It feels good to save money, to see those numbers climbing higher and higher in your savings account without necessarily being earmarked for anything in particular.
But money sitting in a savings account is not the best way to build wealth or contribute to a healthy financial future. Instead, experts recommend the following 8 things to do each time you save an additional $500.
Adopt a Pay/Invest/Borrow Strategy
Noah Gomez, a financial consultant and founder at Thick Credit, recommended a pay/invest/borrow strategy.
“With $500 in savings, you can make an additional payment on outstanding debt (if any), invest a portion in stocks or your retirement fund, and place the remaining portion in a certificate of deposit (CD) that you can use as collateral to quickly take out a low-rate emergency loan.”
Put the First $500 Toward an Emergency Fund
“If it’s the first $500 you’ve ever saved, you should put it into a checking or savings account and keep doing that until you’ve saved enough for an emergency fund of 6 months living expenses,” according to Joe Pelusi, a financial advisor with Green Investment Strategies.

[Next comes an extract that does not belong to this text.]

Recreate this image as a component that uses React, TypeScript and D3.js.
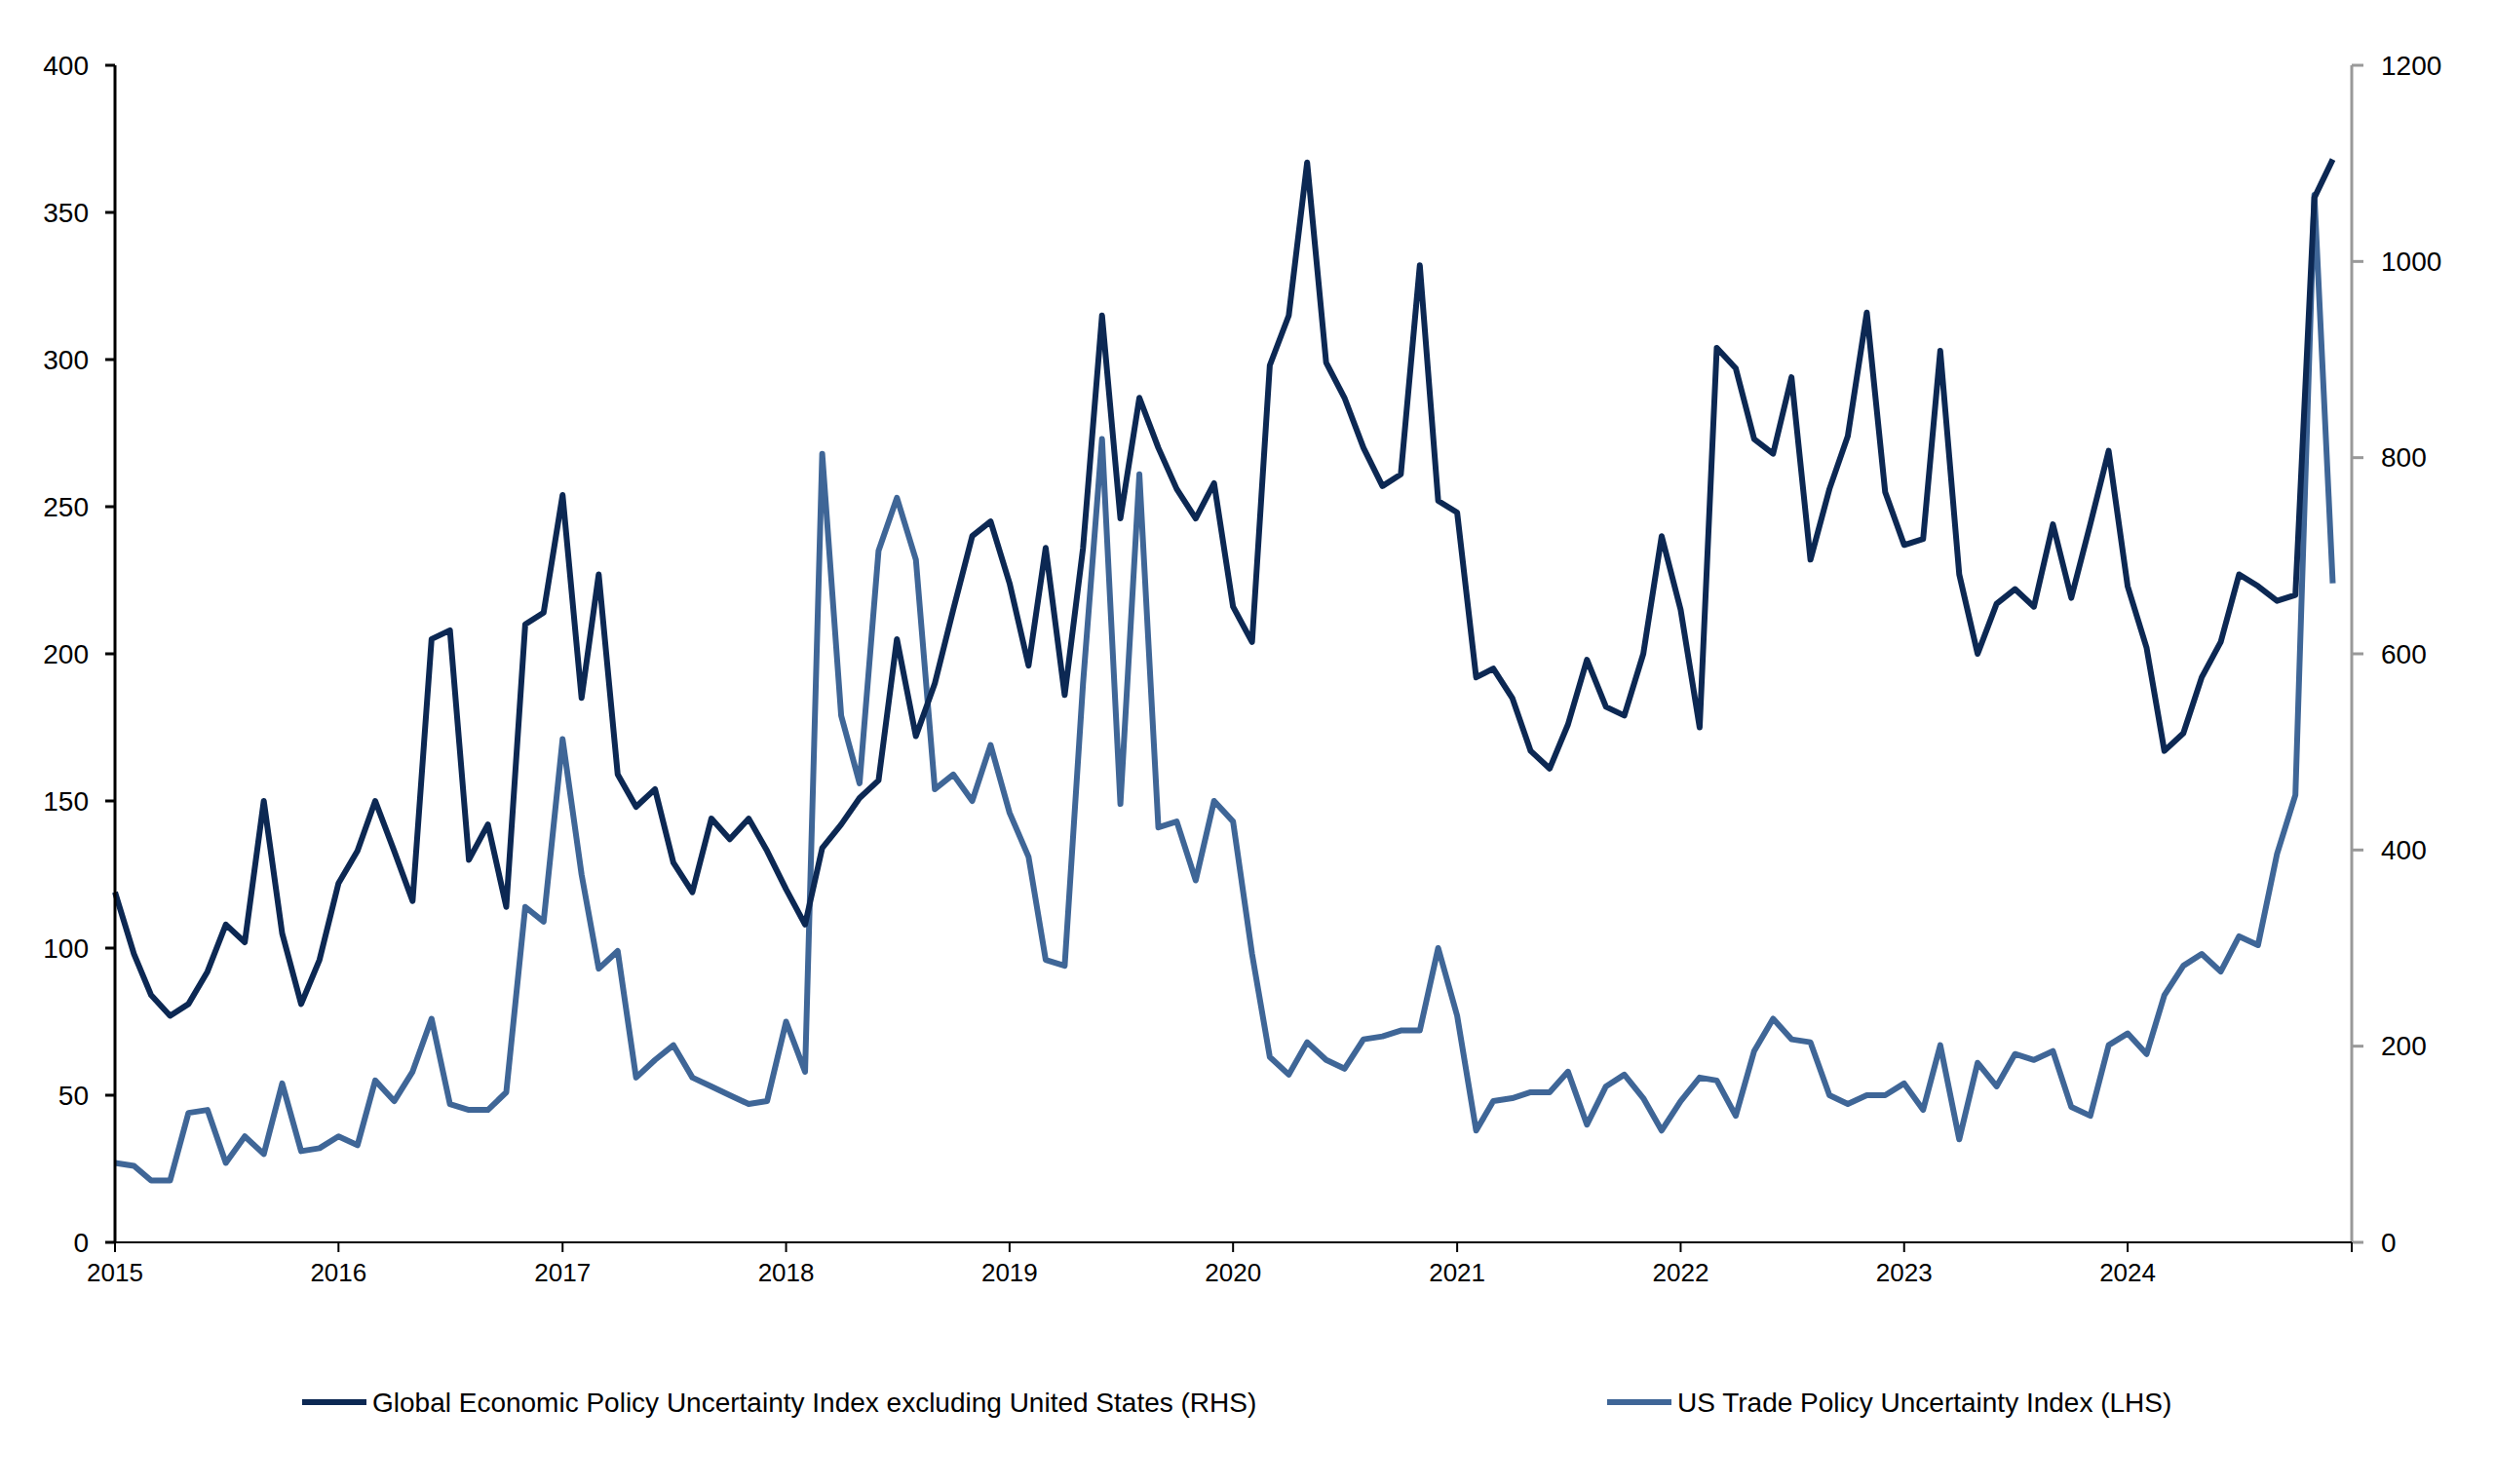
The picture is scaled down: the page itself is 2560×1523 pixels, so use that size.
import React from "react";
import * as d3 from "d3";

const globalEPU = [
  119, 98, 84, 77, 81, 92, 108, 102, 150, 105, 81, 96,
  122, 133, 150, 133, 116, 205, 208, 130, 142, 114, 210, 214,
  254, 185, 227, 159, 148, 154, 129, 119, 144, 137, 144, 133,
  120, 108, 134, 142, 151, 157, 205, 172, 190, 215, 240, 245,
  224, 196, 236, 186, 236, 315, 246, 287, 270, 256, 246, 258,
  216, 204, 298, 315, 367, 299, 287, 270, 257, 261, 332, 252,
  248, 192, 195, 185, 167, 161, 176, 198, 182, 179, 200, 240,
  215, 175, 304, 297, 273, 268, 294, 232, 256, 274, 316, 255,
  237, 239, 303, 227, 200, 217, 222, 216, 244, 219, 244, 269,
  223, 202, 167, 173, 192, 204, 227, 223, 218, 220, 355, 368,
].map((v) => v * 3);

const usTPU = [
  27, 26, 21, 21, 44, 45, 27, 36, 30, 54, 31, 32,
  36, 33, 55, 48, 58, 76, 47, 45, 45, 51, 114, 109,
  171, 125, 93, 99, 56, 62, 67, 56, 53, 50, 47, 48,
  75, 58, 268, 179, 156, 235, 253, 232, 154, 159, 150, 169,
  146, 131, 96, 94, 190, 273, 149, 261, 141, 143, 123, 150,
  143, 98, 63, 57, 68, 62, 59, 69, 70, 72, 72, 100,
  77, 38, 48, 49, 51, 51, 58, 40, 53, 57, 49, 38,
  48, 56, 55, 43, 65, 76, 69, 68, 50, 47, 50, 50,
  54, 45, 67, 35, 61, 53, 64, 62, 65, 46, 43, 67,
  71, 64, 84, 94, 98, 92, 104, 101, 132, 152, 356, 224,
];

const leftTicks = [0, 50, 100, 150, 200, 250, 300, 350, 400];
const rightTicks = [0, 200, 400, 600, 800, 1000, 1200];
const yearTicks = [2015, 2016, 2017, 2018, 2019, 2020, 2021, 2022, 2023, 2024];
const legendLabels = [
  "Global Economic Policy Uncertainty Index excluding United States (RHS)",
  "US Trade Policy Uncertainty Index (LHS)",
];

const DARK = "#0c2853";
const LIGHT = "#3f6697";

export default function App() {
  const W = 2560, H = 1523;
  const L = 118, R = 2413, T = 67, B = 1275;
  const dates = globalEPU.map((_, i) => new Date(2015, i, 1));
  const x = d3.scaleTime().domain([new Date(2015, 0, 1), new Date(2025, 0, 1)]).range([L, R]);
  const yL = d3.scaleLinear().domain([0, 400]).range([B, T]);
  const yR = d3.scaleLinear().domain([0, 1200]).range([B, T]);
  const lineR = d3.line<number>().x((_, i) => x(dates[i])).y((d) => yR(d));
  const lineL = d3.line<number>().x((_, i) => x(dates[i])).y((d) => yL(d));
  const font = "Arial, 'Liberation Sans', sans-serif";
  return (
    <svg width={W} height={H} style={{ position: "absolute", left: 0, top: 0 }} fontFamily={font}>
      <rect width={W} height={H} fill="white" />
      <path d={lineL(usTPU) || ""} fill="none" stroke={LIGHT} strokeWidth={6} strokeLinejoin="round" />
      <path d={lineR(globalEPU) || ""} fill="none" stroke={DARK} strokeWidth={6} strokeLinejoin="round" />
      <line x1={L} x2={L} y1={T} y2={B} stroke="black" strokeWidth={3} />
      {leftTicks.map((t) => (
        <g key={"l" + t}>
          <line x1={L - 10} x2={L} y1={yL(t)} y2={yL(t)} stroke="black" strokeWidth={3} />
          <text x={L - 27} y={yL(t)} dy="0.35em" textAnchor="end" fontSize={28}>{t}</text>
        </g>
      ))}
      <line x1={R} x2={R} y1={T} y2={B} stroke="#999" strokeWidth={3} />
      {rightTicks.map((t) => (
        <g key={"r" + t}>
          <line x1={R} x2={R + 12} y1={yR(t)} y2={yR(t)} stroke="#999" strokeWidth={3} />
          <text x={R + 30} y={yR(t)} dy="0.35em" fontSize={28}>{t}</text>
        </g>
      ))}
      <line x1={L} x2={R} y1={B} y2={B} stroke="black" strokeWidth={2} />
      {[...yearTicks, 2025].map((yr) => (
        <line key={"t" + yr} x1={x(new Date(yr, 0, 1))} x2={x(new Date(yr, 0, 1))} y1={B} y2={B + 10} stroke="black" strokeWidth={2} />
      ))}
      {yearTicks.map((yr) => (
        <text key={"y" + yr} x={x(new Date(yr, 0, 1))} y={B + 40} textAnchor="middle" fontSize={26}>{yr}</text>
      ))}
      <line x1={310} x2={376} y1={1439} y2={1439} stroke={DARK} strokeWidth={6} />
      <text x={382} y={1439} dy="0.35em" fontSize={28}>{legendLabels[0]}</text>
      <line x1={1649} x2={1715} y1={1439} y2={1439} stroke={LIGHT} strokeWidth={6} />
      <text x={1721} y={1439} dy="0.35em" fontSize={28}>{legendLabels[1]}</text>
    </svg>
  );
}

“Aspiration has some good savings accounts where your money earns a relatively high rate of interest (up to 3% in their savings account) and isn’t loaned out to fossil fuel companies causing the climate crisis.”
Open a High-Interest Savings Account
If you want to build up that emergency fund quickly, Corey Noyes, a financial advisor and the owner of Balanced Capital said that right now, when interest rates are in the 5% range, is the time to put your extra $500 dollars into these types of accounts.
“The rates are significantly better than most banks, and they are easy to set up,” Noyes said. “That is where your savings deposits should be going, until you have built up between 3 and 6 months of expenses for an emergency fund.”
Once you have a good emergency fund, the question becomes more personal, Noyes said. “What are you saving for? Vacation? A house? Retirement? Decide what is important to you, and then open the correct type of account.”
Invest Each $500 Thereafter in a Green Fund
Once you have your emergency fund built, Pelusi urged that you should invest each additional $500 in green funds that also don’t contribute to the climate crisis.
“You want an investment with a track record of strong performance and global diversification. If you’re investing in $500 increments, you also need a low required minimum investment. And you want an investment that minimizes the risks and maximizes the opportunities provided by the climate crisis.”
He recommended The Amana Growth Fund (AMAGX). “That fund has averaged 10.88% annualized over the 3 years it has been run by its current fund manager,” he added, “beating its index handily and ranking in the top 4th percentile in its category.”
If you’re able to save $500 per month, invest it in AMAGX each month and keep it invested over the long haul, and the fund earns its historical average, over the next 20 years your money would grow to $402,489, Pelusi explained.
“That’s a good investment. And the fund has earned the highest possible sustainability rating, and a low-carbon designation, from Morningstar, so it’s also good for the planet.”
Pay Down High-Interest Debt
If you have any high-interest debt, such as credit card balances, it is wise to use the extra $500 to reduce or eliminate this debt, according to Douglas Goldstein, CFP(r), GFP(r) Founder of Profile Investment Services, Ltd.
“This will save you money on interest payments in the long run.”
Contribute to Retirement Accounts
It’s also never too early to save for retirement. Goldstein suggested that if you haven’t already done so, “consider opening or increasing contributions to retirement accounts, such as an employer-sponsored 401(k) or an Individual Retirement Account (IRA). Redirecting the extra $500 towards retirement savings can have a significant impact over time.”
Another good use of $500 is to use it to review and updated your insurance policies, said Alec Kellzi, a CPA at IRS Extension Online.
“Ensure you have adequate coverage for health, auto, home, and life insurance. You may discover opportunities to optimize your coverage, reduce premiums, or add policies that better protect you and your family from unexpected financial setbacks.”
Start a Side Business
Extra money can also come in handy if you’ve been considering entrepreneurship, Kellzi said. You might want to allocate a portion of each $500 increment to kickstart a side business or invest in an existing one, Kellzi suggested.
“Starting a business can diversify your income sources and potentially lead to financial independence. Be sure to research and plan your venture thoroughly to increase the likelihood of success.”